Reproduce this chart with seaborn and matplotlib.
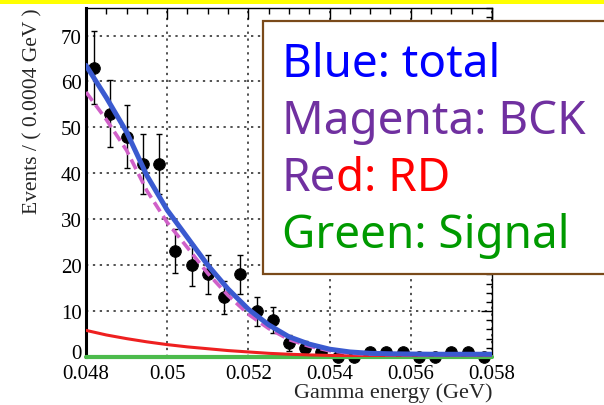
import numpy as np
import pandas as pd
import matplotlib
matplotlib.use("Agg")
import matplotlib.pyplot as plt
import seaborn as sns
from matplotlib.patches import Rectangle
from matplotlib.transforms import ScaledTranslation
from matplotlib.ticker import MultipleLocator, FixedLocator, FixedFormatter

# Binned photon-energy data (bin width 0.0004 GeV)
bin_centers = [0.0482, 0.0486, 0.0490, 0.0494, 0.0498, 0.0502, 0.0506, 0.0510,
               0.0514, 0.0518, 0.0522, 0.0526, 0.0530, 0.0534, 0.0538, 0.0542,
               0.0546, 0.0550, 0.0554, 0.0558, 0.0562, 0.0566, 0.0570, 0.0574,
               0.0578]
counts = [63, 53, 48, 42, 42, 23, 20, 18, 13, 18, 10, 8, 3, 2, 1, 0, 0,
          1, 1, 1, 0, 0, 1, 1, 0]

# Fit components sampled along the energy axis
energy_grid = [0.0480, 0.0485, 0.0490, 0.0495, 0.0500, 0.0505, 0.0510, 0.0515,
               0.0520, 0.0525, 0.0530, 0.0535, 0.0540, 0.0545, 0.0550, 0.0555,
               0.0560, 0.0565, 0.0570, 0.0575, 0.0580]
total_fit = [63.5, 56.5, 49.0, 39.5, 32.0, 26.0, 20.0, 14.8, 10.4, 7.0, 4.4,
             2.8, 1.7, 1.1, 0.8, 0.7, 0.65, 0.6, 0.6, 0.6, 0.6]
bck_fit = [57.7, 51.7, 45.0, 36.2, 29.3, 23.8, 18.2, 13.4, 9.3, 6.2, 3.8,
           2.35, 1.35, 0.85, 0.6, 0.55, 0.53, 0.5, 0.52, 0.54, 0.55]
rd_fit = [5.8, 4.8, 4.0, 3.3, 2.7, 2.2, 1.8, 1.4, 1.1, 0.8, 0.6, 0.45, 0.35,
          0.25, 0.2, 0.15, 0.12, 0.1, 0.08, 0.06, 0.05]
signal_fit = [0.0, 0.0, 0.0, 0.0, 0.0, 0.0, 0.0, 0.0, 0.0, 0.0, 0.0, 0.0, 0.0,
              0.0, 0.0, 0.0, 0.0, 0.0, 0.0, 0.0, 0.0]

x_ticks = [0.048, 0.050, 0.052, 0.054, 0.056, 0.058]
x_tick_labels = ["0.048", "0.05", "0.052", "0.054", "0.056", "0.058"]
y_ticks = [0, 10, 20, 30, 40, 50, 60, 70]

legend_lines = [
    [("Blue: total", "#0000ff")],
    [("Magenta: BCK", "#7030a0")],
    [("Re", "#7030a0"), ("d: RD", "#ff0000")],
    [("Green: Signal", "#009a00")],
]

sns.set_theme(style="white")
plt.rcParams["font.family"] = ["Liberation Serif", "DejaVu Serif"]

data = pd.DataFrame({"energy": bin_centers, "events": counts})
data["err"] = np.sqrt(data["events"])
fits = pd.DataFrame({"energy": energy_grid, "total": total_fit, "bck": bck_fit,
                     "rd": rd_fit, "signal": signal_fit})

fig = plt.figure(figsize=(6.04, 4.06), dpi=100)
fig.patch.set_facecolor("white")
ax = fig.add_axes([86 / 604, 1 - 358 / 406, 406 / 604, 349 / 406])
ax.set_facecolor("white")

# data points with statistical errors
ax.errorbar(data["energy"], data["events"], yerr=data["err"], fmt="none",
            ecolor="black", elinewidth=1.0, capsize=2.5, capthick=1.0,
            zorder=2, clip_on=False)
sns.scatterplot(data=data, x="energy", y="events", ax=ax, color="black",
                s=70, marker="o", edgecolor="black", zorder=3, clip_on=False,
                legend=False)

# fit components
sns.lineplot(data=fits, x="energy", y="signal", ax=ax, color="#4cbb4c",
             linewidth=3.0, zorder=4, clip_on=False)
sns.lineplot(data=fits, x="energy", y="rd", ax=ax, color="#ee2020",
             linewidth=2.2, zorder=5)
sns.lineplot(data=fits, x="energy", y="bck", ax=ax, color="#d060c8",
             linewidth=2.6, zorder=6)
ax.lines[-1].set_dashes([3, 1.5])
sns.lineplot(data=fits, x="energy", y="total", ax=ax, color="#3a5ad0",
             linewidth=3.6, zorder=7)

ax.set_xlim(0.048, 0.058)
ax.set_ylim(0, 76)
ax.xaxis.set_major_locator(FixedLocator(x_ticks))
ax.xaxis.set_major_formatter(FixedFormatter(x_tick_labels))
ax.xaxis.set_minor_locator(MultipleLocator(0.0005))
ax.yaxis.set_major_locator(FixedLocator(y_ticks))
ax.yaxis.set_minor_locator(MultipleLocator(2))
ax.tick_params(which="both", direction="in", top=True, right=True,
               colors="black", labelsize=15, width=1.0)
ax.tick_params(which="major", length=8)
ax.tick_params(axis="x", which="major", pad=5)
ax.tick_params(axis="y", which="major", pad=3)
ax.tick_params(which="minor", length=4)
ax.set_xlabel("")
ax.set_ylabel("")

ax.grid(True, which="major", color="#222222", linestyle=(0, (1.5, 3)),
        linewidth=1.1)
for side, spine in ax.spines.items():
    spine.set_visible(True)
    spine.set_color("black")
    spine.set_linewidth(1.0)
ax.spines["left"].set_linewidth(2.2)

fig.text(493 / 604, 1 - 393 / 406, "Gamma energy (GeV)", ha="right",
         va="center", fontsize=16)
fig.text(33 / 604, 1 - 8 / 406, "Events / ( 0.0004 GeV )", rotation=90,
         ha="center", va="top", fontsize=15.5)

# title bar strip
fig.add_artist(Rectangle((0, 1 - 5 / 406), 1, 5 / 406, transform=fig.transFigure,
                         facecolor="#ffff00", edgecolor="none", zorder=10))

# colour key box
fig.add_artist(Rectangle((263 / 604, 1 - 275 / 406), 0.6, 253 / 406,
                         transform=fig.transFigure, facecolor="white",
                         edgecolor="#7a4a1a", linewidth=1.6, zorder=10,
                         clip_on=False))

fig.canvas.draw()
# lift the "0" label on the y axis a little above the x labels
for lab in ax.get_yticklabels():
    if lab.get_text() == "0":
        lab.set_transform(lab.get_transform()
                          + ScaledTranslation(0, 4 / 72, fig.dpi_scale_trans))

renderer = fig.canvas.get_renderer()
baselines = [77, 134, 191, 248]
for parts, base in zip(legend_lines, baselines):
    x0 = 282 / 604
    for text, color in parts:
        t = fig.text(x0, 1 - base / 406, text, color=color, fontsize=33,
                     family=["Noto Sans", "DejaVu Sans"], ha="left",
                     va="baseline", zorder=11)
        bb = t.get_window_extent(renderer=renderer)
        x0 = bb.x1 / fig.bbox.width

fig.savefig("out.png", dpi=100)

* [The exercise]
From the first line above through the line containing "1, 1, 1, 0, 0, 1, 1, 0]", copy everything exactly, without the pictures.

* [Completed task]
Reproduce this chart with seaborn and matplotlib.
import numpy as np
import pandas as pd
import matplotlib
matplotlib.use("Agg")
import matplotlib.pyplot as plt
import seaborn as sns
from matplotlib.patches import Rectangle
from matplotlib.transforms import ScaledTranslation
from matplotlib.ticker import MultipleLocator, FixedLocator, FixedFormatter

# Binned photon-energy data (bin width 0.0004 GeV)
bin_centers = [0.0482, 0.0486, 0.0490, 0.0494, 0.0498, 0.0502, 0.0506, 0.0510,
               0.0514, 0.0518, 0.0522, 0.0526, 0.0530, 0.0534, 0.0538, 0.0542,
               0.0546, 0.0550, 0.0554, 0.0558, 0.0562, 0.0566, 0.0570, 0.0574,
               0.0578]
counts = [63, 53, 48, 42, 42, 23, 20, 18, 13, 18, 10, 8, 3, 2, 1, 0, 0,
          1, 1, 1, 0, 0, 1, 1, 0]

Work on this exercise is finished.